Analytics wasn't just another screen: it was the place where the client understood what their own audience was talking to them about.
Decisions.
-
Widget first, panel later.
We accepted that the visible face of the product had to be resolved before opening the panel, because it was the only surface that the end user was going to touch. The panel also had to be well designed from the start — well-designed things are perceived as easier to use.
-
Using the parameters ourselves.
Before designing the UI for the panel, we tested each parameter by hand with real agents alongside the technology partners. Their feedback was fundamental to discover which ones needed to be exposed and which could stay at default values. The panel resembles the mental map we had after those experiments, not before.
-
Visual customization of the widget.
The widget had to fit very different brands without betraying its own coherence. From the panel, the partner could customize the widget's main color to adapt it to each client's identity.
-
Compliance by design.
Consent, retention and deletion flows according to GDPR and the European AI Act went through the same level of attention as any other screen. No generic pop-ups: each decision had its text, its place in the flow and its confirmation.
-
Analytics count conversations, not clicks.
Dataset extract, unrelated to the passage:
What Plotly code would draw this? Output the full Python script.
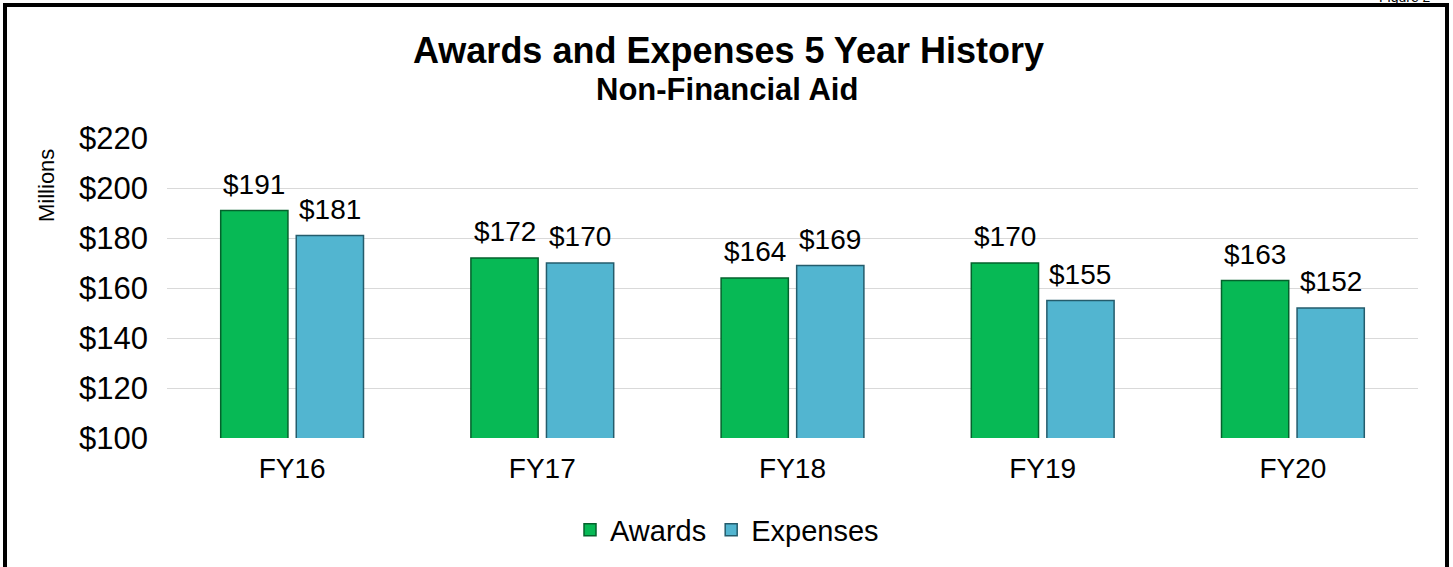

Beyond usage metrics, conversations were automatically processed to extract qualitative insights: recurring themes, frequent questions, real concerns. What the Vidiv client read wasn't a dashboard: it was an editorial summary of what their audience had come to say.
What remained.
The product went from technical proof to stable piece of Vidiv. More important for me: the process left a method. Starting from a technical foundation, building both faces at the same time, using the tools before selling them, and treating analytics as content and not as decoration.